Le souci dominant de la majorité sénatoriale était, tant lors de la commission mixte paritaire que lors de la séance publique qui s'est tenue dans cet hémicycle, de ne pas accabler les mairies et certains organismes de charges qu'elle tenait pour inutiles dès lors qu'elle avait marqué son accord sur le principe. Elle souhaitait toutefois que l'application de ce dernier se fasse dans la simplicité et la fiabilité.
Je l'ai déjà dit, nous ne saurions dans le même temps condamner la complexité des textes et leur accumulation lorsque nous nous trouvons en face des maires, dans nos départements, et contribuer, à Paris, à l'alourdissement des procédures.
Quoi qu'il en soit, l'Assemblée nationale a, hier, écarté l'article 2 bis au motif - sourions ! - qu'il eût entraîné des difficultés d'application, ainsi que l'article 2 ter , qui, quelle que pût être son utilité, posait un sérieux problème de constitutionnalité en créant une catégorie privilégiée d'électeurs. Mais ce problème a été apparemment reconnu par son auteur lors de la réunion de la commission des lois de l'Assemblée nationale.
Mais, dans le même temps, les députés ont construit, en guise de substitut à l'article 2 bis qui élargissait les possibilités d'inscription d'office à toutes les élections, y compris partielles, une autre « usine à gaz ». Vous avez pensé qu'elle était « faisable » - à l'instant, monsieur le ministre, vous avez utilisé le terme de « faisabilité » - et que, par dérogation au principe de l'annualité, elle permettrait l'inscription d'office jusqu'à la date du scrutin les années d'élections générales, excluant par là même le cas des élections partielles.
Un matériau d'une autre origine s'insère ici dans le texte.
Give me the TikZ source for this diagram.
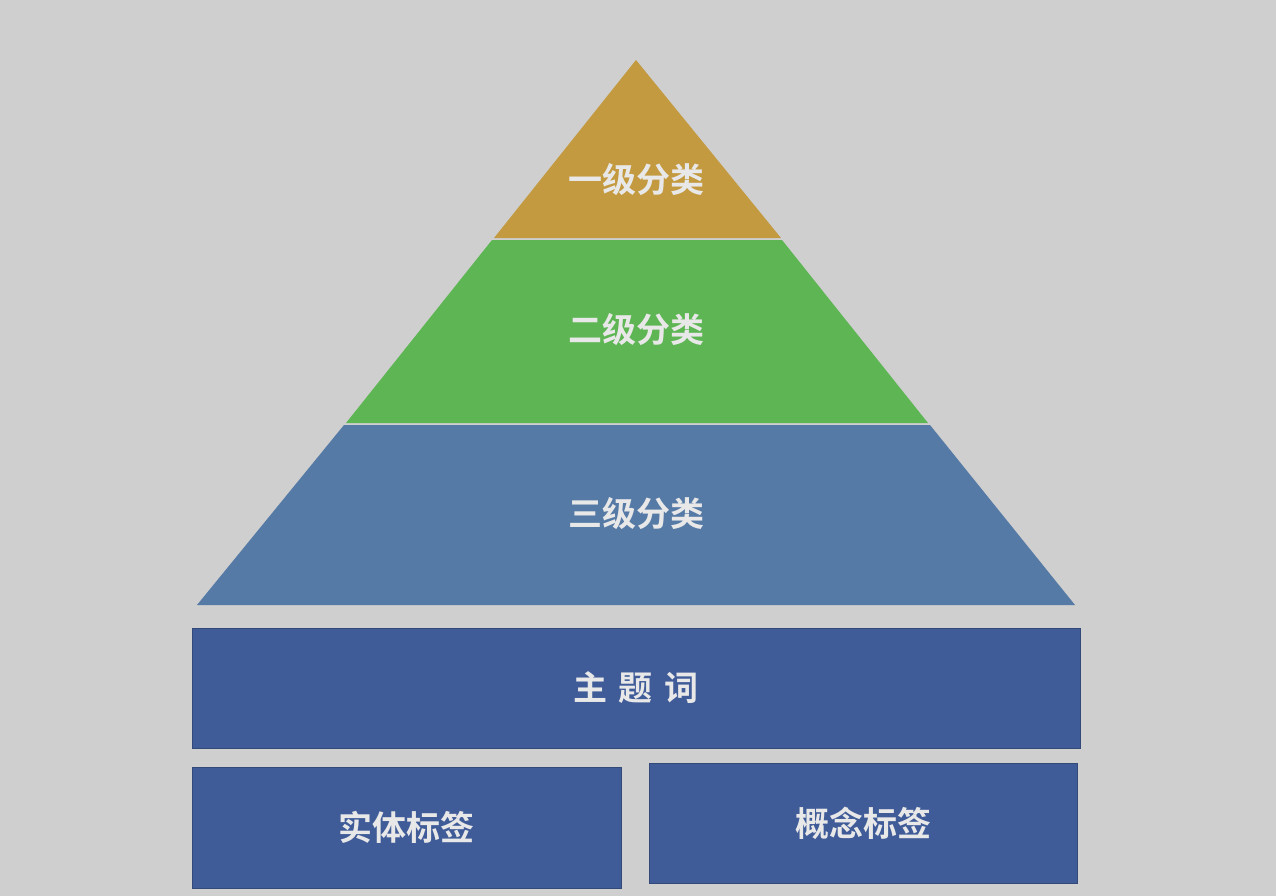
\documentclass[tikz,border=0pt]{standalone}
\usepackage{fontspec}
\newfontfamily\cjk{Noto Sans CJK SC Bold}
\definecolor{bg}{HTML}{CFCFCF}
\definecolor{gold}{HTML}{C49A40}
\definecolor{grn}{HTML}{5DB553}
\definecolor{lblue}{HTML}{557AA6}
\definecolor{dblue}{HTML}{3F5B98}
\definecolor{txt}{HTML}{E8E8E8}
\tikzset{lbl/.style={text=txt,font=\cjk\fontsize{34}{40}\selectfont},
 boxs/.style={fill=dblue,draw=dblue!80!black,line width=1pt}}
\begin{document}
\begin{tikzpicture}[x=1pt,y=-1pt]
\fill[bg] (0,0) rectangle (1276,896);
\useasboundingbox (0,0) rectangle (1276,896);
\fill[gold] (636,60) -- (781,238) -- (494,238) -- cycle;
\fill[grn] (492,240) -- (782,240) -- (928,423) -- (346,423) -- cycle;
\fill[lblue] (344,425) -- (930,425) -- (1075,605) -- (197,605) -- cycle;
\node[lbl] (l1) at (636,180) {一级分类};
\node[lbl] (l2) at (636,330) {二级分类};
\node[lbl] (l3) at (636,514) {三级分类};
\node[boxs,minimum width=888,minimum height=120] (z) at (636,688) {};
\node[lbl] at (z) {主\,\,题\,\,词};
\node[boxs,minimum width=429,minimum height=121] (s) at (406.5,827.5) {};
\node[lbl] at (s) {实体标签};
\node[boxs,minimum width=428,minimum height=120] (g) at (863,823) {};
\node[lbl] at (g) {概念标签};
\end{tikzpicture}
\end{document}
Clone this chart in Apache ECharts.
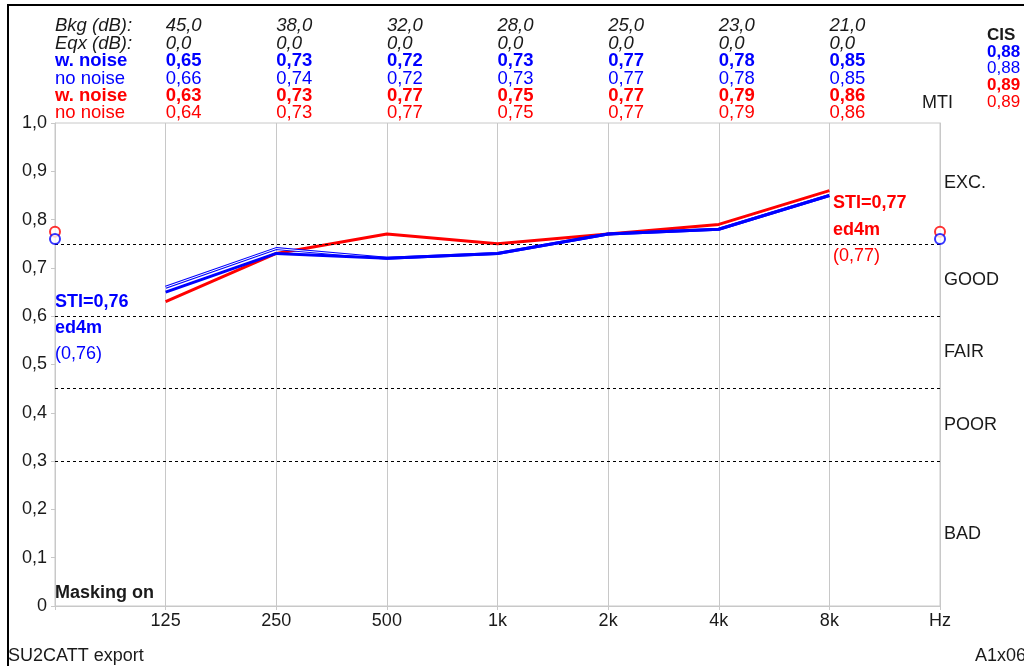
<!DOCTYPE html>
<html lang="en">

<head>
    <meta charset="UTF-8">
    <title>STI / MTI</title>
    <style>
        html, body { margin: 0; padding: 0; background: #fff; }
    </style>
</head>

<body>
    <div id="main" style="width: 1024px;height:666px;"></div>
</body>
<script src="https://cdn.jsdelivr.net/npm/echarts@6/dist/echarts.min.js"></script>

<script>
    // octave bands, first and last slot are the frame edges
    var freqLabels = ['', '125', '250', '500', '1k', '2k', '4k', '8k', 'Hz'];
    var rowNames = ['Bkg (dB):', 'Eqx (dB):', 'w. noise', 'no noise', 'w. noise', 'no noise'];
    var bkg = [45, 38, 32, 28, 25, 23, 21];
    var eqx = [0, 0, 0, 0, 0, 0, 0];
    var blueNoise = [0.65, 0.73, 0.72, 0.73, 0.77, 0.78, 0.85];
    var blueClean = [0.66, 0.74, 0.72, 0.73, 0.77, 0.78, 0.85];
    var redNoise = [0.63, 0.73, 0.77, 0.75, 0.77, 0.79, 0.86];
    var redClean = [0.64, 0.73, 0.77, 0.75, 0.77, 0.79, 0.86];
    var cis = [0.88, 0.88, 0.89, 0.89];
    var stiBlue = 0.76;
    var stiRed = 0.77;
    var stiMarkBlue = 0.76;
    var stiMarkRed = 0.775;
    var ratingNames = ['EXC.', 'GOOD', 'FAIR', 'POOR', 'BAD'];
    var ratingMid = [0.875, 0.675, 0.525, 0.375, 0.15];
    var limits = [0.3, 0.45, 0.6, 0.75];

    var FONT = "'Liberation Sans', Arial, sans-serif";
    var BLUE = '#0000ff';
    var RED = '#ff0000';
    var GRID = '#c8c8c8';
    var INK = '#1a1a1a';
    var HS = 18.5;

    function comma(v, d) {
        return v.toFixed(d).replace('.', ',');
    }

    function padded(arr) {
        return [null].concat(arr).concat([null]);
    }

    function edge(v) {
        return [[0, v], [8, v]];
    }

    var rich = {
        r0: { fontFamily: FONT, fontSize: HS, fontStyle: 'italic', color: INK, lineHeight: 17.4 },
        r1: { fontFamily: FONT, fontSize: HS, fontStyle: 'italic', color: INK, lineHeight: 17.4 },
        r2: { fontFamily: FONT, fontSize: HS, fontWeight: 'bold', color: BLUE, lineHeight: 17.4 },
        r3: { fontFamily: FONT, fontSize: HS, color: BLUE, lineHeight: 17.4 },
        r4: { fontFamily: FONT, fontSize: HS, fontWeight: 'bold', color: RED, lineHeight: 17.4 },
        r5: { fontFamily: FONT, fontSize: HS, color: RED, lineHeight: 17.4 }
    };

    function headerLabel(value, index) {
        var cells;
        if (index === 0) {
            cells = rowNames;
        } else if (index <= 7) {
            var i = index - 1;
            cells = [comma(bkg[i], 1), comma(eqx[i], 1), comma(blueNoise[i], 2),
                comma(blueClean[i], 2), comma(redNoise[i], 2), comma(redClean[i], 2)];
        } else {
            return '';
        }
        return cells.map(function (c, k) { return '{r' + k + '|' + c + '}'; }).join('\n');
    }

    function txt(text, x, y, color, bold, size) {
        return {
            type: 'text', x: x, y: y, silent: true,
            style: {
                text: text, fill: color || INK,
                font: (bold ? 'bold ' : '') + (size || 18) + 'px ' + FONT,
                textAlign: 'left', textVerticalAlign: 'middle',
                align: 'left', verticalAlign: 'middle'
            }
        };
    }

    var myChart = echarts.init(document.getElementById('main'));
    myChart.setOption({
        animation: false,
        backgroundColor: '#fff',
        grid: { left: 55, right: 84, top: 123, bottom: 60, show: true, borderColor: GRID, borderWidth: 1 },
        xAxis: [{
            type: 'category',
            data: freqLabels,
            boundaryGap: false,
            axisLine: { lineStyle: { color: GRID } },
            axisTick: { show: true, length: 4, lineStyle: { color: GRID } },
            axisLabel: { fontFamily: FONT, fontSize: 18, color: INK, margin: 6, interval: 0 },
            splitLine: { show: true, lineStyle: { color: GRID, width: 1 } }
        }, {
            type: 'category',
            data: freqLabels,
            boundaryGap: false,
            position: 'top',
            axisLine: { show: true, lineStyle: { color: GRID } },
            axisTick: { show: false },
            axisLabel: { interval: 0, align: 'left', margin: 1, formatter: headerLabel, rich: rich },
            splitLine: { show: false }
        }],
        yAxis: [{
            type: 'value',
            min: 0, max: 1, interval: 0.1,
            axisLine: { show: true, lineStyle: { color: GRID } },
            axisTick: { show: true, length: 4, lineStyle: { color: GRID } },
            splitLine: { show: false },
            axisLabel: {
                fontFamily: FONT, fontSize: 18, color: INK, margin: 8,
                formatter: function (v) { return v === 0 ? '0' : comma(v, 1); }
            }
        }, {
            type: 'value',
            position: 'right',
            min: 0, max: 1, interval: 0.025,
            axisLine: { show: true, lineStyle: { color: GRID } },
            axisTick: { show: false },
            splitLine: { show: false },
            axisLabel: {
                fontFamily: FONT, fontSize: 18, color: INK, margin: 4, align: 'left',
                formatter: function (v) {
                    for (var k = 0; k < ratingMid.length; k++) {
                        if (Math.abs(v - ratingMid[k]) < 0.001) return ratingNames[k];
                    }
                    return '';
                }
            }
        }],
        series: [{
            name: 'w. noise red',
            type: 'line',
            data: padded(redNoise),
            symbol: 'none',
            lineStyle: { color: RED, width: 3 },
            markLine: {
                silent: true,
                symbol: ['none', 'none'],
                label: { show: false },
                lineStyle: { color: '#000', width: 1, type: [3, 3] },
                data: limits.map(function (v) { return { yAxis: v }; })
            },
            z: 3
        }, {
            name: 'no noise blue',
            type: 'line',
            data: padded(blueClean),
            symbol: 'none',
            lineStyle: { color: BLUE, width: 3 },
            z: 4
        }, {
            name: 'no noise blue core',
            type: 'line',
            data: padded(blueClean),
            symbol: 'none',
            lineStyle: { color: '#fff', width: 1 },
            z: 4
        }, {
            name: 'w. noise blue',
            type: 'line',
            data: padded(blueNoise),
            symbol: 'none',
            lineStyle: { color: BLUE, width: 3 },
            z: 5
        }, {
            name: 'STI red',
            type: 'scatter',
            data: edge(stiMarkRed),
            symbol: 'emptyCircle',
            symbolSize: 10,
            itemStyle: { color: RED, borderColor: RED, borderWidth: 2.5 },
            clip: false,
            z: 6
        }, {
            name: 'STI blue',
            type: 'scatter',
            data: edge(stiMarkBlue),
            symbol: 'emptyCircle',
            symbolSize: 10,
            itemStyle: { color: BLUE, borderColor: BLUE, borderWidth: 2.5 },
            clip: false,
            z: 7
        }],
        graphic: [
            { type: 'line', silent: true, shape: { x1: 8, y1: 4, x2: 8, y2: 666 }, style: { stroke: '#000', lineWidth: 2 } },
            { type: 'line', silent: true, shape: { x1: 7, y1: 5, x2: 1024, y2: 5 }, style: { stroke: '#000', lineWidth: 2 } },
            txt('SU2CATT export', 8, 656),
            txt('A1x06', 975, 656),
            txt('Masking on', 55, 593, INK, true),
            txt('STI=' + comma(stiBlue, 2), 55, 302, BLUE, true),
            txt('ed4m', 55, 328, BLUE, true),
            txt('(' + comma(stiBlue, 2) + ')', 55, 354, BLUE),
            txt('STI=' + comma(stiRed, 2), 833, 203, RED, true),
            txt('ed4m', 833, 230, RED, true),
            txt('(' + comma(stiRed, 2) + ')', 833, 256, RED),
            txt('MTI', 922, 103),
            txt('CIS', 987, 35, INK, true, 17),
            txt(comma(cis[0], 2), 987, 52, BLUE, true, 17),
            txt(comma(cis[1], 2), 987, 68, BLUE, false, 17),
            txt(comma(cis[2], 2), 987, 85, RED, true, 17),
            txt(comma(cis[3], 2), 987, 102, RED, false, 17)
        ]
    });
</script>

</html>
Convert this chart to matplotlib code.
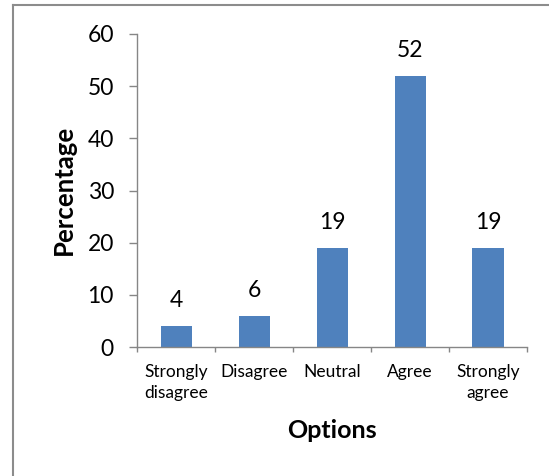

Il s'agit, certes, d'une simple extension du principe de base, mais le mot « simple » n'est pas celui qui convient en l'occurrence : il s'agit, au contraire, d'une scorie très lourde issue d'un perfectionnisme pervers. Si lourde, si pervers, que nos collègues du Palais-Bourbon ont prévu que ces dispositions « entreront en vigueur à compter du jour où les nationaux des deux sexes seront soumis à l'obligation du recensement en application du code du service national », en clair le 1er janvier 1999. Sourions derechef !
Je puis d'autant moins recommander son adoption que l'article L. 30 du code électoral actuel permet déjà les inscriptions hors période de révision pour les Français atteignant l'âge de dix-huit ans après la clôture des délais d'inscription au 31 décembre, devant le juge d'instance il est vrai, sans préjudice du droit ouvert par l'article L. 34 jusqu'au jour du scrutin auprès de ce magistrat.
Sous le bénéfice de ces observations, en bon républicain, je vous propose, mes chers collègues, de supprimer l'article 1er bis en tant que générateur d'une complexité supplémentaire ; de rétablir l'article 2 dans le texte adopté par le Sénat en première lecture, c'est-à-dire en évitant le recours au fichier des organismes servant les allocations de base des régimes de protection sociale ; de confirmer la suppression, opérée par l'Assemblée nationale, des articles 2 bis et 2 ter ; de rétablir, enfin, l'article 3, liant l'entrée en vigueur du dispositif à la généralisation aux nationaux des deux sexes de l'obligation de recensement, afin d'éviter toutes les difficultés d'application qui ne manqueront pas de se produire et à propos desquelles je vous donne en toute amitié rendez-vous, monsieur le ministre, dans un an. (Applaudissements sur les travées des Républicains et Indépendants, du RPR et de l'Union centriste.)
M. le président. Personne ne demande plus la parole dans la discussion générale ?...
La discussion générale est close.
Nous passons à la discussion des articles.
Je rappelle qu'aux termes de l'article 42, alinéa 10, du règlement, à partir de la deuxième lecture au Sénat des projets ou propositions de loi, la discussion des articles est limitée à ceux pour lesquels les deux chambres du Parlement n'ont pas encore adopté un texte identique.